Required task: All the data below goes into the copy word for word, but the pictures don't.

Provided data:
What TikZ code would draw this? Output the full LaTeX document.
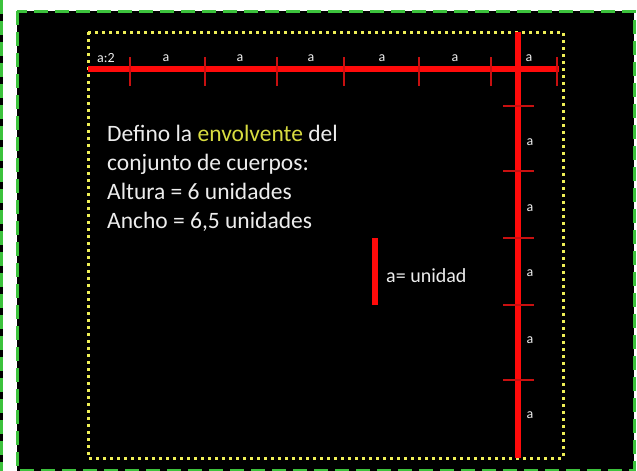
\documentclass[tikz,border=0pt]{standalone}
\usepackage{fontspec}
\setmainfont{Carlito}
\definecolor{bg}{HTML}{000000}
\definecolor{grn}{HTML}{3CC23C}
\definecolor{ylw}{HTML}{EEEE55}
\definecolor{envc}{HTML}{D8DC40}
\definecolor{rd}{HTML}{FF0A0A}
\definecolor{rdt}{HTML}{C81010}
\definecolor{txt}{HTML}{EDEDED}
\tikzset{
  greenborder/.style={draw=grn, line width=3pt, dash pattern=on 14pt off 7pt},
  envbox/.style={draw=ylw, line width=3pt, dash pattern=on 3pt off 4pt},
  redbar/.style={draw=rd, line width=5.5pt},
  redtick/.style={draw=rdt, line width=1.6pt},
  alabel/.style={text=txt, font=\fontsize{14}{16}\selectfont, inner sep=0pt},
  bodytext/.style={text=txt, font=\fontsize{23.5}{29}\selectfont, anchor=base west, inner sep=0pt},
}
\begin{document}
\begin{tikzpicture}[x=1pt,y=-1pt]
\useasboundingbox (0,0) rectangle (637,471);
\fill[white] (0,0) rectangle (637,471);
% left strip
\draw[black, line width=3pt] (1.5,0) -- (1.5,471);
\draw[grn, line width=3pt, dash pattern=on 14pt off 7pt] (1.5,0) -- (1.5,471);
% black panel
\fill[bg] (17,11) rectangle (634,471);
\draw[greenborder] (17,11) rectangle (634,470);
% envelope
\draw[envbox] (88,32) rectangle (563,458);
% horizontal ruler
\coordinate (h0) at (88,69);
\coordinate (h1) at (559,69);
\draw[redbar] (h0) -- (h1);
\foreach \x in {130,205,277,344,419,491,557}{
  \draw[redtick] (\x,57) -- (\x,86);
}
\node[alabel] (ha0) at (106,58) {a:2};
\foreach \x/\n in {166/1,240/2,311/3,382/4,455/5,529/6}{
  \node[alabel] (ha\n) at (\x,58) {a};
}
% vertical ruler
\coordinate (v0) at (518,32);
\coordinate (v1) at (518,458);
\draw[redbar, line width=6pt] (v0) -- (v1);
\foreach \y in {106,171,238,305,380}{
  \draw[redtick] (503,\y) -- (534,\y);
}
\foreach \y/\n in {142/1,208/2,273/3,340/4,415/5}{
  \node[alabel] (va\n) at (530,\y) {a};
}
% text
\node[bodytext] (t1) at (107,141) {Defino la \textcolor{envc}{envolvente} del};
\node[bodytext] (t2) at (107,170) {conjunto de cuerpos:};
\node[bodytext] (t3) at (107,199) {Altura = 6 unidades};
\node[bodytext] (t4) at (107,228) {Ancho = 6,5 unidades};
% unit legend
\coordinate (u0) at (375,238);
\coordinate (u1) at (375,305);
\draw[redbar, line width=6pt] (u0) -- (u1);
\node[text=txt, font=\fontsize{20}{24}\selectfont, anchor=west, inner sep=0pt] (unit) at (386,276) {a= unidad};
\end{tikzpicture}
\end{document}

Expected answer:
What TikZ code would draw this? Output the full LaTeX document.
\documentclass[tikz,border=0pt]{standalone}
\usepackage{fontspec}
\setmainfont{Carlito}
\definecolor{bg}{HTML}{000000}
\definecolor{grn}{HTML}{3CC23C}
\definecolor{ylw}{HTML}{EEEE55}
\definecolor{envc}{HTML}{D8DC40}
\definecolor{rd}{HTML}{FF0A0A}
\definecolor{rdt}{HTML}{C81010}
\definecolor{txt}{HTML}{EDEDED}
\tikzset{
  greenborder/.style={draw=grn, line width=3pt, dash pattern=on 14pt off 7pt},
  envbox/.style={draw=ylw, line width=3pt, dash pattern=on 3pt off 4pt},
  redbar/.style={draw=rd, line width=5.5pt},
  redtick/.style={draw=rdt, line width=1.6pt},
  alabel/.style={text=txt, font=\fontsize{14}{16}\selectfont, inner sep=0pt},
  bodytext/.style={text=txt, font=\fontsize{23.5}{29}\selectfont, anchor=base west, inner sep=0pt},
}
\begin{document}
\begin{tikzpicture}[x=1pt,y=-1pt]
\useasboundingbox (0,0) rectangle (637,471);
\fill[white] (0,0) rectangle (637,471);
% left strip
\draw[black, line width=3pt] (1.5,0) -- (1.5,471);
\draw[grn, line width=3pt, dash pattern=on 14pt off 7pt] (1.5,0) -- (1.5,471);
% black panel
\fill[bg] (17,11) rectangle (634,471);
\draw[greenborder] (17,11) rectangle (634,470);
% envelope
\draw[envbox] (88,32) rectangle (563,458);
% horizontal ruler
\coordinate (h0) at (88,69);
\coordinate (h1) at (559,69);
\draw[redbar] (h0) -- (h1);
\foreach \x in {130,205,277,344,419,491,557}{
  \draw[redtick] (\x,57) -- (\x,86);
}
\node[alabel] (ha0) at (106,58) {a:2};
\foreach \x/\n in {166/1,240/2,311/3,382/4,455/5,529/6}{
  \node[alabel] (ha\n) at (\x,58) {a};
}
% vertical ruler
\coordinate (v0) at (518,32);
\coordinate (v1) at (518,458);
\draw[redbar, line width=6pt] (v0) -- (v1);
\foreach \y in {106,171,238,305,380}{
  \draw[redtick] (503,\y) -- (534,\y);
}
\foreach \y/\n in {142/1,208/2,273/3,340/4,415/5}{
  \node[alabel] (va\n) at (530,\y) {a};
}
% text
\node[bodytext] (t1) at (107,141) {Defino la \textcolor{envc}{envolvente} del};
\node[bodytext] (t2) at (107,170) {conjunto de cuerpos:};
\node[bodytext] (t3) at (107,199) {Altura = 6 unidades};
\node[bodytext] (t4) at (107,228) {Ancho = 6,5 unidades};
% unit legend
\coordinate (u0) at (375,238);
\coordinate (u1) at (375,305);
\draw[redbar, line width=6pt] (u0) -- (u1);
\node[text=txt, font=\fontsize{20}{24}\selectfont, anchor=west, inner sep=0pt] (unit) at (386,276) {a= unidad};
\end{tikzpicture}
\end{document}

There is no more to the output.